### Material provided
+---+

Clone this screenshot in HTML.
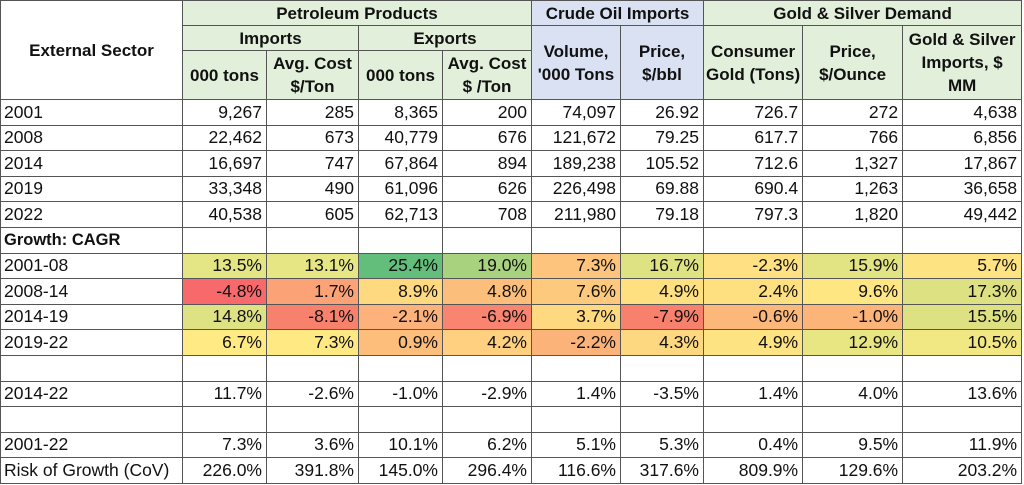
<!DOCTYPE html>
<html><head><meta charset="utf-8"><style>
html,body{margin:0;padding:0;background:#fff;width:1024px;height:485px;overflow:hidden}
table{position:absolute;left:0;top:0;border-collapse:collapse;table-layout:fixed;font-family:"Liberation Sans",sans-serif;font-size:17.5px;color:#111}
td{border:1px solid #555;padding:0 4px 0 3px;text-align:right;white-space:nowrap;overflow:hidden;line-height:1}
td.l{text-align:left}
.h td{font-weight:bold;text-align:center;font-size:17px;line-height:23px;background:#e2efda;padding:0 2px}
.h td.b{background:#d9e1f2}
.h td.w{background:#fff}
tr.d td{height:24.6px}
</style></head><body>
<table>
<colgroup><col style="width:182px"><col style="width:84px"><col style="width:92px"><col style="width:84px"><col style="width:89px"><col style="width:89px"><col style="width:83px"><col style="width:99px"><col style="width:100px"><col style="width:119px"></colgroup>
<tr class="h" style="height:25px"><td class="w" rowspan="3">External Sector</td><td colspan="4">Petroleum Products</td><td class="b" colspan="2">Crude Oil Imports</td><td colspan="3">Gold &amp; Silver Demand</td></tr>
<tr class="h" style="height:25px"><td colspan="2">Imports</td><td colspan="2">Exports</td><td class="b" rowspan="2">Volume,<br>'000 Tons</td><td class="b" rowspan="2">Price,<br>$/bbl</td><td rowspan="2">Consumer<br>Gold (Tons)</td><td rowspan="2">Price,<br>$/Ounce</td><td rowspan="2">Gold &amp; Silver<br>Imports, $<br>MM</td></tr>
<tr class="h" style="height:49px"><td>000 tons</td><td>Avg. Cost<br>$/Ton</td><td>000 tons</td><td>Avg. Cost<br>$ /Ton</td></tr>
<tr class="d"><td class="l">2001</td><td>9,267</td><td>285</td><td>8,365</td><td>200</td><td>74,097</td><td>26.92</td><td>726.7</td><td>272</td><td>4,638</td></tr>
<tr class="d"><td class="l">2008</td><td>22,462</td><td>673</td><td>40,779</td><td>676</td><td>121,672</td><td>79.25</td><td>617.7</td><td>766</td><td>6,856</td></tr>
<tr class="d"><td class="l">2014</td><td>16,697</td><td>747</td><td>67,864</td><td>894</td><td>189,238</td><td>105.52</td><td>712.6</td><td>1,327</td><td>17,867</td></tr>
<tr class="d"><td class="l">2019</td><td>33,348</td><td>490</td><td>61,096</td><td>626</td><td>226,498</td><td>69.88</td><td>690.4</td><td>1,263</td><td>36,658</td></tr>
<tr class="d"><td class="l">2022</td><td>40,538</td><td>605</td><td>62,713</td><td>708</td><td>211,980</td><td>79.18</td><td>797.3</td><td>1,820</td><td>49,442</td></tr>
<tr class="d"><td class="l" style="font-weight:bold;font-size:16.5px">Growth: CAGR</td><td></td><td></td><td></td><td></td><td></td><td></td><td></td><td></td><td></td></tr>
<tr class="d"><td class="l">2001-08</td><td style="background:#e4e584">13.5%</td><td style="background:#e6e685">13.1%</td><td style="background:#63be7b">25.4%</td><td style="background:#a9d27f">19.0%</td><td style="background:#fdc47d">7.3%</td><td style="background:#dfe283">16.7%</td><td style="background:#ffe083">-2.3%</td><td style="background:#e2e383">15.9%</td><td style="background:#fee382">5.7%</td></tr>
<tr class="d"><td class="l">2008-14</td><td style="background:#f8696b">-4.8%</td><td style="background:#fba276">1.7%</td><td style="background:#fed980">8.9%</td><td style="background:#fcbf7b">4.8%</td><td style="background:#fdc97d">7.6%</td><td style="background:#fee081">4.9%</td><td style="background:#fee081">2.4%</td><td style="background:#fee783">9.6%</td><td style="background:#dde182">17.3%</td></tr>
<tr class="d"><td class="l">2014-19</td><td style="background:#dfe283">14.8%</td><td style="background:#f8816e">-8.1%</td><td style="background:#fcb27a">-2.1%</td><td style="background:#f9846f">-6.9%</td><td style="background:#fed980">3.7%</td><td style="background:#f8816e">-7.9%</td><td style="background:#fcb77a">-0.6%</td><td style="background:#fcb479">-1.0%</td><td style="background:#dde182">15.5%</td></tr>
<tr class="d"><td class="l">2019-22</td><td style="background:#ffea84">6.7%</td><td style="background:#fee983">7.3%</td><td style="background:#fdbd7b">0.9%</td><td style="background:#fed07f">4.2%</td><td style="background:#fcb37a">-2.2%</td><td style="background:#fed880">4.3%</td><td style="background:#fee382">4.9%</td><td style="background:#e8e583">12.9%</td><td style="background:#f1e783">10.5%</td></tr>
<tr class="d"><td></td><td></td><td></td><td></td><td></td><td></td><td></td><td></td><td></td><td></td></tr>
<tr class="d"><td class="l">2014-22</td><td>11.7%</td><td>-2.6%</td><td>-1.0%</td><td>-2.9%</td><td>1.4%</td><td>-3.5%</td><td>1.4%</td><td>4.0%</td><td>13.6%</td></tr>
<tr class="d"><td></td><td></td><td></td><td></td><td></td><td></td><td></td><td></td><td></td><td></td></tr>
<tr class="d"><td class="l">2001-22</td><td>7.3%</td><td>3.6%</td><td>10.1%</td><td>6.2%</td><td>5.1%</td><td>5.3%</td><td>0.4%</td><td>9.5%</td><td>11.9%</td></tr>
<tr class="d"><td class="l">Risk of Growth (CoV)</td><td>226.0%</td><td>391.8%</td><td>145.0%</td><td>296.4%</td><td>116.6%</td><td>317.6%</td><td>809.9%</td><td>129.6%</td><td>203.2%</td></tr>
</table>
</body></html>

+---+

### Short task
Transcribe the listing in full. Omit the pictures and keep every line exact.

### Solution for this exercise
Clone this screenshot in HTML.
<!DOCTYPE html>
<html><head><meta charset="utf-8"><style>
html,body{margin:0;padding:0;background:#fff;width:1024px;height:485px;overflow:hidden}
table{position:absolute;left:0;top:0;border-collapse:collapse;table-layout:fixed;font-family:"Liberation Sans",sans-serif;font-size:17.5px;color:#111}
td{border:1px solid #555;padding:0 4px 0 3px;text-align:right;white-space:nowrap;overflow:hidden;line-height:1}
td.l{text-align:left}
.h td{font-weight:bold;text-align:center;font-size:17px;line-height:23px;background:#e2efda;padding:0 2px}
.h td.b{background:#d9e1f2}
.h td.w{background:#fff}
tr.d td{height:24.6px}
</style></head><body>
<table>
<colgroup><col style="width:182px"><col style="width:84px"><col style="width:92px"><col style="width:84px"><col style="width:89px"><col style="width:89px"><col style="width:83px"><col style="width:99px"><col style="width:100px"><col style="width:119px"></colgroup>
<tr class="h" style="height:25px"><td class="w" rowspan="3">External Sector</td><td colspan="4">Petroleum Products</td><td class="b" colspan="2">Crude Oil Imports</td><td colspan="3">Gold &amp; Silver Demand</td></tr>
<tr class="h" style="height:25px"><td colspan="2">Imports</td><td colspan="2">Exports</td><td class="b" rowspan="2">Volume,<br>'000 Tons</td><td class="b" rowspan="2">Price,<br>$/bbl</td><td rowspan="2">Consumer<br>Gold (Tons)</td><td rowspan="2">Price,<br>$/Ounce</td><td rowspan="2">Gold &amp; Silver<br>Imports, $<br>MM</td></tr>
<tr class="h" style="height:49px"><td>000 tons</td><td>Avg. Cost<br>$/Ton</td><td>000 tons</td><td>Avg. Cost<br>$ /Ton</td></tr>
<tr class="d"><td class="l">2001</td><td>9,267</td><td>285</td><td>8,365</td><td>200</td><td>74,097</td><td>26.92</td><td>726.7</td><td>272</td><td>4,638</td></tr>
<tr class="d"><td class="l">2008</td><td>22,462</td><td>673</td><td>40,779</td><td>676</td><td>121,672</td><td>79.25</td><td>617.7</td><td>766</td><td>6,856</td></tr>
<tr class="d"><td class="l">2014</td><td>16,697</td><td>747</td><td>67,864</td><td>894</td><td>189,238</td><td>105.52</td><td>712.6</td><td>1,327</td><td>17,867</td></tr>
<tr class="d"><td class="l">2019</td><td>33,348</td><td>490</td><td>61,096</td><td>626</td><td>226,498</td><td>69.88</td><td>690.4</td><td>1,263</td><td>36,658</td></tr>
<tr class="d"><td class="l">2022</td><td>40,538</td><td>605</td><td>62,713</td><td>708</td><td>211,980</td><td>79.18</td><td>797.3</td><td>1,820</td><td>49,442</td></tr>
<tr class="d"><td class="l" style="font-weight:bold;font-size:16.5px">Growth: CAGR</td><td></td><td></td><td></td><td></td><td></td><td></td><td></td><td></td><td></td></tr>
<tr class="d"><td class="l">2001-08</td><td style="background:#e4e584">13.5%</td><td style="background:#e6e685">13.1%</td><td style="background:#63be7b">25.4%</td><td style="background:#a9d27f">19.0%</td><td style="background:#fdc47d">7.3%</td><td style="background:#dfe283">16.7%</td><td style="background:#ffe083">-2.3%</td><td style="background:#e2e383">15.9%</td><td style="background:#fee382">5.7%</td></tr>
<tr class="d"><td class="l">2008-14</td><td style="background:#f8696b">-4.8%</td><td style="background:#fba276">1.7%</td><td style="background:#fed980">8.9%</td><td style="background:#fcbf7b">4.8%</td><td style="background:#fdc97d">7.6%</td><td style="background:#fee081">4.9%</td><td style="background:#fee081">2.4%</td><td style="background:#fee783">9.6%</td><td style="background:#dde182">17.3%</td></tr>
<tr class="d"><td class="l">2014-19</td><td style="background:#dfe283">14.8%</td><td style="background:#f8816e">-8.1%</td><td style="background:#fcb27a">-2.1%</td><td style="background:#f9846f">-6.9%</td><td style="background:#fed980">3.7%</td><td style="background:#f8816e">-7.9%</td><td style="background:#fcb77a">-0.6%</td><td style="background:#fcb479">-1.0%</td><td style="background:#dde182">15.5%</td></tr>
<tr class="d"><td class="l">2019-22</td><td style="background:#ffea84">6.7%</td><td style="background:#fee983">7.3%</td><td style="background:#fdbd7b">0.9%</td><td style="background:#fed07f">4.2%</td><td style="background:#fcb37a">-2.2%</td><td style="background:#fed880">4.3%</td><td style="background:#fee382">4.9%</td><td style="background:#e8e583">12.9%</td><td style="background:#f1e783">10.5%</td></tr>
<tr class="d"><td></td><td></td><td></td><td></td><td></td><td></td><td></td><td></td><td></td><td></td></tr>
<tr class="d"><td class="l">2014-22</td><td>11.7%</td><td>-2.6%</td><td>-1.0%</td><td>-2.9%</td><td>1.4%</td><td>-3.5%</td><td>1.4%</td><td>4.0%</td><td>13.6%</td></tr>
<tr class="d"><td></td><td></td><td></td><td></td><td></td><td></td><td></td><td></td><td></td><td></td></tr>
<tr class="d"><td class="l">2001-22</td><td>7.3%</td><td>3.6%</td><td>10.1%</td><td>6.2%</td><td>5.1%</td><td>5.3%</td><td>0.4%</td><td>9.5%</td><td>11.9%</td></tr>
<tr class="d"><td class="l">Risk of Growth (CoV)</td><td>226.0%</td><td>391.8%</td><td>145.0%</td><td>296.4%</td><td>116.6%</td><td>317.6%</td><td>809.9%</td><td>129.6%</td><td>203.2%</td></tr>
</table>
</body></html>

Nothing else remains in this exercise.